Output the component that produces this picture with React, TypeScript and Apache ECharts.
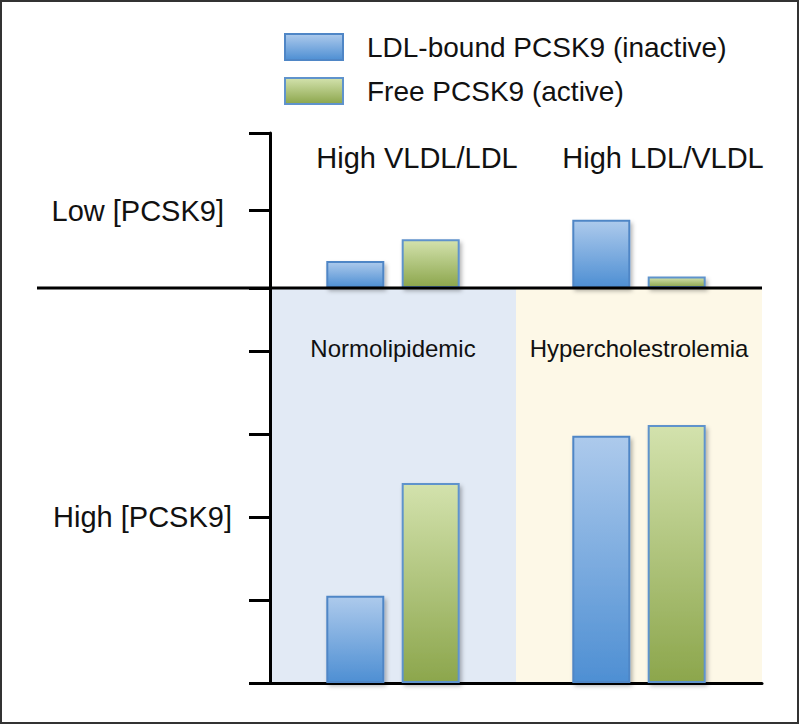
import * as echarts from "echarts";
import React, { useEffect, useRef } from "react";

// data
const legendNames = ["LDL-bound PCSK9 (inactive)", "Free PCSK9 (active)"];
const lowCategories = ["High VLDL/LDL", "High LDL/VLDL"];
const highCategories = ["Normolipidemic", "Hypercholestrolemia"];
const lowBound = [0.35, 0.88];
const lowFree = [0.63, 0.15];
const highBound = [1.05, 2.98];
const highFree = [2.41, 3.11];
const lowTickLabels = ["", "Low [PCSK9]", ""];
const highTickLabels = ["", "", "High [PCSK9]", "", ""];

const FONT = "'Liberation Sans', Arial, sans-serif";

const blueStyle = {
  color: new echarts.graphic.LinearGradient(0, 0, 0, 1, [
    { offset: 0, color: "#adcaec" },
    { offset: 1, color: "#4e8fd3" },
  ]),
  borderColor: "#4f86c6",
  borderWidth: 2,
  shadowBlur: 4,
  shadowOffsetX: 2,
  shadowOffsetY: 3,
  shadowColor: "rgba(0,0,0,0.3)",
};

const greenStyle = {
  color: new echarts.graphic.LinearGradient(0, 0, 0, 1, [
    { offset: 0, color: "#d3e2ad" },
    { offset: 1, color: "#8ca64c" },
  ]),
  borderColor: "#5f93cc",
  borderWidth: 2,
  shadowBlur: 4,
  shadowOffsetX: 2,
  shadowOffsetY: 3,
  shadowColor: "rgba(0,0,0,0.3)",
};

const axisLine = {
  show: true,
  lineStyle: { color: "#000", width: 3 },
};

const axisTick = {
  show: true,
  length: 21,
  lineStyle: { color: "#000", width: 3 },
};

export default function App() {
  const chartRef = useRef<HTMLDivElement>(null);

  useEffect(() => {
    if (!chartRef.current) return;
    const chart = echarts.init(chartRef.current, null, { renderer: "svg" });

    const option = {
      animation: false,
      backgroundColor: "#fff",
      textStyle: { fontFamily: FONT, color: "#111" },
      legend: {
        data: legendNames,
        orient: "vertical",
        left: 284,
        top: 33,
        padding: 0,
        icon: "rect",
        itemWidth: 58,
        itemHeight: 26,
        itemGap: 16,
        selectedMode: false,
        textStyle: {
          fontSize: 28,
          color: "#111",
          fontFamily: FONT,
          padding: [0, 0, 0, 19],
        },
      },
      grid: [
        { left: 270, right: 38, top: 133, height: 155 },
        { left: 270, right: 38, top: 288, height: 395 },
      ],
      xAxis: [
        {
          type: "category",
          gridIndex: 0,
          position: "bottom",
          data: lowCategories,
          axisLine: { show: false },
          axisTick: { show: false },
          axisLabel: { show: false },
        },
        {
          type: "category",
          gridIndex: 0,
          position: "top",
          data: lowCategories,
          axisLine: { show: false },
          axisTick: { show: false },
          axisLabel: {
            inside: true,
            interval: 0,
            margin: 25,
            verticalAlign: "middle",
            padding: [0, 0, 0, 48],
            fontSize: 29,
            color: "#111",
            fontFamily: FONT,
          },
        },
        {
          type: "category",
          gridIndex: 1,
          position: "bottom",
          data: highCategories,
          axisLine: {
            show: true,
            lineStyle: { color: "#000", width: 3 },
          },
          axisTick: { show: false },
          axisLabel: { show: false },
          splitArea: {
            show: true,
            areaStyle: { color: ["#e2eaf5", "#fdf8e7"] },
          },
        },
        {
          type: "category",
          gridIndex: 1,
          position: "top",
          data: highCategories,
          axisLine: { show: false },
          axisTick: { show: false },
          axisLabel: {
            inside: true,
            interval: 0,
            margin: 60,
            verticalAlign: "middle",
            fontSize: 24,
            color: "#111",
            fontFamily: FONT,
          },
        },
      ],
      yAxis: [
        {
          type: "value",
          gridIndex: 0,
          min: 0,
          max: 2,
          interval: 1,
          axisLine,
          axisTick,
          splitLine: { show: false },
          axisLabel: {
            margin: 46,
            fontSize: 29,
            color: "#111",
            fontFamily: FONT,
            formatter: (v: number) => lowTickLabels[v] ?? "",
          },
        },
        {
          type: "value",
          gridIndex: 1,
          min: 0,
          max: 4.76,
          interval: 1,
          axisLine,
          axisTick,
          splitLine: { show: false },
          axisLabel: {
            margin: 38,
            fontSize: 29,
            color: "#111",
            fontFamily: FONT,
            formatter: (v: number) => highTickLabels[v] ?? "",
          },
        },
      ],
      series: [
        {
          name: legendNames[0],
          type: "bar",
          xAxisIndex: 0,
          yAxisIndex: 0,
          data: lowBound,
          barWidth: 58,
          barGap: "30%",
          itemStyle: blueStyle,
        },
        {
          name: legendNames[1],
          type: "bar",
          xAxisIndex: 0,
          yAxisIndex: 0,
          data: lowFree,
          barWidth: 58,
          barGap: "30%",
          itemStyle: greenStyle,
        },
        {
          name: legendNames[0],
          type: "bar",
          xAxisIndex: 2,
          yAxisIndex: 1,
          data: highBound,
          barWidth: 58,
          barGap: "30%",
          itemStyle: blueStyle,
        },
        {
          name: legendNames[1],
          type: "bar",
          xAxisIndex: 2,
          yAxisIndex: 1,
          data: highFree,
          barWidth: 58,
          barGap: "30%",
          itemStyle: greenStyle,
        },
      ],
      graphic: [
        {
          type: "line",
          z: 100,
          shape: { x1: 37, y1: 288, x2: 762, y2: 288 },
          style: { stroke: "#000", lineWidth: 3 },
        },
        {
          type: "rect",
          z: 100,
          shape: { x: 1, y: 1, width: 797, height: 722 },
          style: { fill: "none", stroke: "#333", lineWidth: 2 },
        },
      ],
    };

    chart.setOption(option);
    return () => {
      chart.dispose();
    };
  }, []);

  return (
    <div
      ref={chartRef}
      style={{ position: "fixed", left: 0, top: 0, width: "800px", height: "726px" }}
    ></div>
  );
}
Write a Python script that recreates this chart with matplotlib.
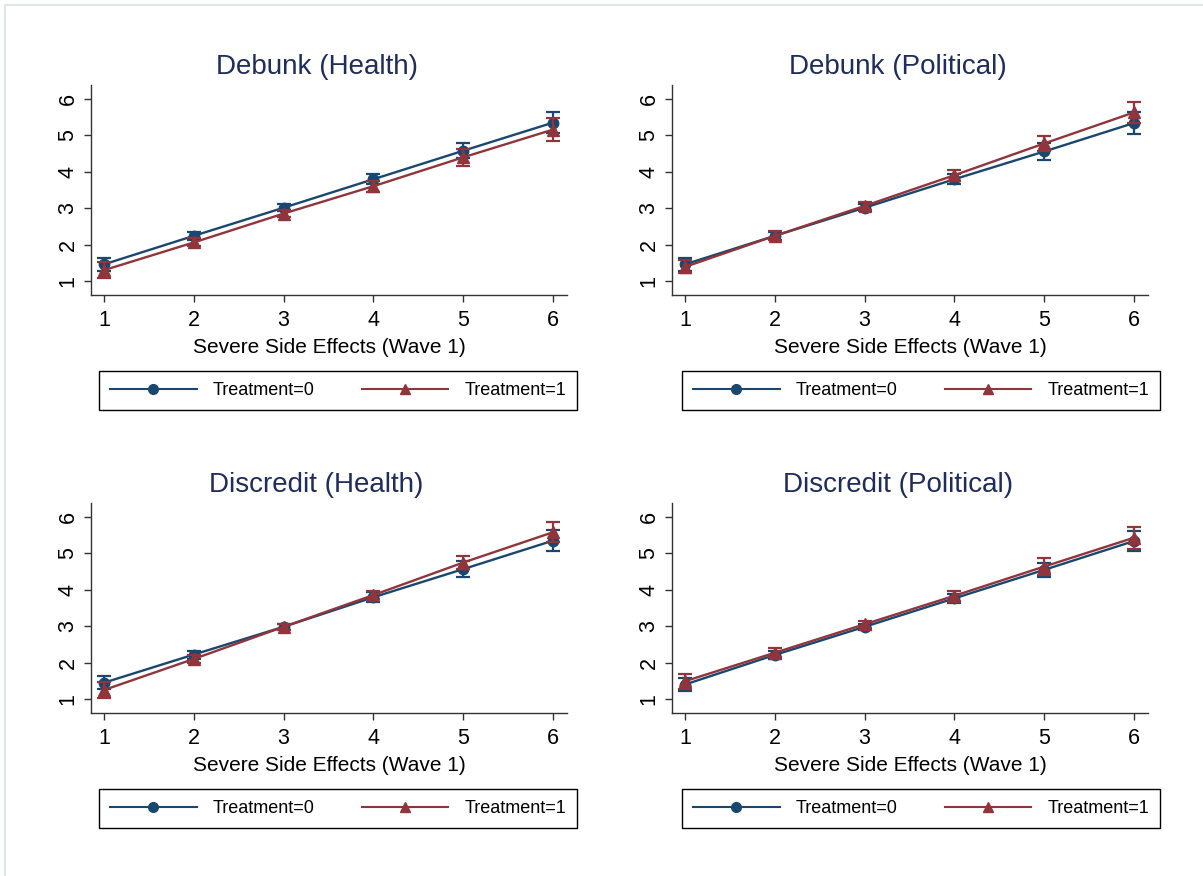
import matplotlib
matplotlib.use("Agg")
import matplotlib.pyplot as plt
from matplotlib.patches import Rectangle
from matplotlib.lines import Line2D

plt.rcParams['font.family'] = ['Liberation Sans', 'DejaVu Sans']

# valores
x_vals = [1, 2, 3, 4, 5, 6]
titulos = ["Debunk (Health)", "Debunk (Political)", "Discredit (Health)", "Discredit (Political)"]

t0_debunk_health = [1.46, 2.24, 3.01, 3.79, 4.57, 5.34]
t0_debunk_health_ci = [0.18, 0.11, 0.09, 0.13, 0.21, 0.29]
t1_debunk_health = [1.30, 2.06, 2.85, 3.60, 4.39, 5.15]
t1_debunk_health_ci = [0.21, 0.11, 0.09, 0.15, 0.24, 0.31]

t0_debunk_pol = [1.46, 2.24, 3.01, 3.79, 4.55, 5.33]
t0_debunk_pol_ci = [0.18, 0.11, 0.09, 0.13, 0.22, 0.29]
t1_debunk_pol = [1.39, 2.24, 3.06, 3.90, 4.77, 5.62]
t1_debunk_pol_ci = [0.18, 0.12, 0.10, 0.15, 0.21, 0.28]

t0_discredit_health = [1.45, 2.22, 2.98, 3.79, 4.56, 5.34]
t0_discredit_health_ci = [0.18, 0.11, 0.09, 0.13, 0.22, 0.29]
t1_discredit_health = [1.25, 2.10, 2.98, 3.85, 4.74, 5.57]
t1_discredit_health_ci = [0.23, 0.12, 0.08, 0.12, 0.19, 0.27]

t0_discredit_pol = [1.40, 2.21, 2.98, 3.76, 4.54, 5.33]
t0_discredit_pol_ci = [0.17, 0.11, 0.09, 0.13, 0.20, 0.27]
t1_discredit_pol = [1.49, 2.27, 3.05, 3.83, 4.63, 5.42]
t1_discredit_pol_ci = [0.21, 0.13, 0.10, 0.13, 0.23, 0.30]

series_t0 = [t0_debunk_health, t0_debunk_pol, t0_discredit_health, t0_discredit_pol]
ci_t0 = [t0_debunk_health_ci, t0_debunk_pol_ci, t0_discredit_health_ci, t0_discredit_pol_ci]
series_t1 = [t1_debunk_health, t1_debunk_pol, t1_discredit_health, t1_discredit_pol]
ci_t1 = [t1_debunk_health_ci, t1_debunk_pol_ci, t1_discredit_health_ci, t1_discredit_pol_ci]

azul = '#1a476f'
rojo = '#90353b'
color_titulo = '#1f2d5c'

W, H = 1203, 876
fig = plt.figure(figsize=(W / 100, H / 100), dpi=100)
fig.patch.set_facecolor('white')

# marco gris claro de la captura
fig.patches.append(Rectangle((5 / W, -0.1), 1.2, 1 - 5 / H + 0.1, transform=fig.transFigure,
                             fill=False, edgecolor='#dfe6e6', linewidth=1.5))

# posiciones en pixeles: (izq, arriba) del eje
posiciones = [(91, 85), (672, 85), (91, 503), (672, 503)]
leyendas = [(99, 370), (682, 370), (99, 788), (682, 788)]
ancho_px, alto_px = 476, 210

handles = [Line2D([], [], color=azul, marker='o', markersize=7, linewidth=1.5),
           Line2D([], [], color=rojo, marker='^', markersize=7, linewidth=1.5)]

for i in range(4):
    lx, ty = posiciones[i]
    ax = fig.add_axes([lx / W, 1 - (ty + alto_px) / H, ancho_px / W, alto_px / H])

    ax.errorbar(x_vals, series_t0[i], yerr=ci_t0[i], color=azul, marker='o', markersize=7.5,
                linewidth=1.7, capsize=5, elinewidth=1.6, capthick=1.6, zorder=3)
    ax.errorbar(x_vals, series_t1[i], yerr=ci_t1[i], color=rojo, marker='^', markersize=8,
                linewidth=1.7, capsize=5, elinewidth=1.6, capthick=1.6, zorder=4)

    ax.set_xlim(0.855, 6.155)
    ax.set_ylim(0.62, 6.37)
    ax.set_xticks(x_vals)
    ax.set_yticks([1, 2, 3, 4, 5, 6])
    for lab in ax.get_yticklabels():
        lab.set_rotation(90)
        lab.set_va('center')
    ax.tick_params(axis='both', labelsize=15.5, length=5, width=1, color='#333333', pad=5.5)
    ax.tick_params(axis='y', pad=4)
    for s in ['top', 'right']:
        ax.spines[s].set_visible(False)
    for s in ['left', 'bottom']:
        ax.spines[s].set_color('#333333')
        ax.spines[s].set_linewidth(1)

    ax.set_title(titulos[i], fontsize=20, color=color_titulo, x=0.474, pad=8)
    ax.set_xlabel('Severe Side Effects (Wave 1)', fontsize=15, labelpad=5.5)

    bx, by = leyendas[i]
    ax.legend(handles, ['Treatment=0', 'Treatment=1'], loc='center', ncol=2, mode='expand',
              fontsize=13, bbox_to_anchor=(bx / W, 1 - (by + 41) / H, 478 / W, 41 / H),
              bbox_transform=fig.transFigure, borderaxespad=0, handlelength=4.8,
              handletextpad=0.9, fancybox=False, edgecolor='black', framealpha=1,
              borderpad=0.6, columnspacing=2)
    ax.get_legend().get_frame().set_linewidth(1)

fig.savefig('out.png', dpi=100)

--------

(What the task requires)
Pull out only the lines from the one with "Write a Python" up to and including the one with "t1_debunk_health_ci = [0.21, 0.11, 0.09, 0.15, 0.24, 0.31]", and drop any pictures along the way.

(Output)
Write a Python script that recreates this chart with matplotlib.
import matplotlib
matplotlib.use("Agg")
import matplotlib.pyplot as plt
from matplotlib.patches import Rectangle
from matplotlib.lines import Line2D

plt.rcParams['font.family'] = ['Liberation Sans', 'DejaVu Sans']

# valores
x_vals = [1, 2, 3, 4, 5, 6]
titulos = ["Debunk (Health)", "Debunk (Political)", "Discredit (Health)", "Discredit (Political)"]

t0_debunk_health = [1.46, 2.24, 3.01, 3.79, 4.57, 5.34]
t0_debunk_health_ci = [0.18, 0.11, 0.09, 0.13, 0.21, 0.29]
t1_debunk_health = [1.30, 2.06, 2.85, 3.60, 4.39, 5.15]
t1_debunk_health_ci = [0.21, 0.11, 0.09, 0.15, 0.24, 0.31]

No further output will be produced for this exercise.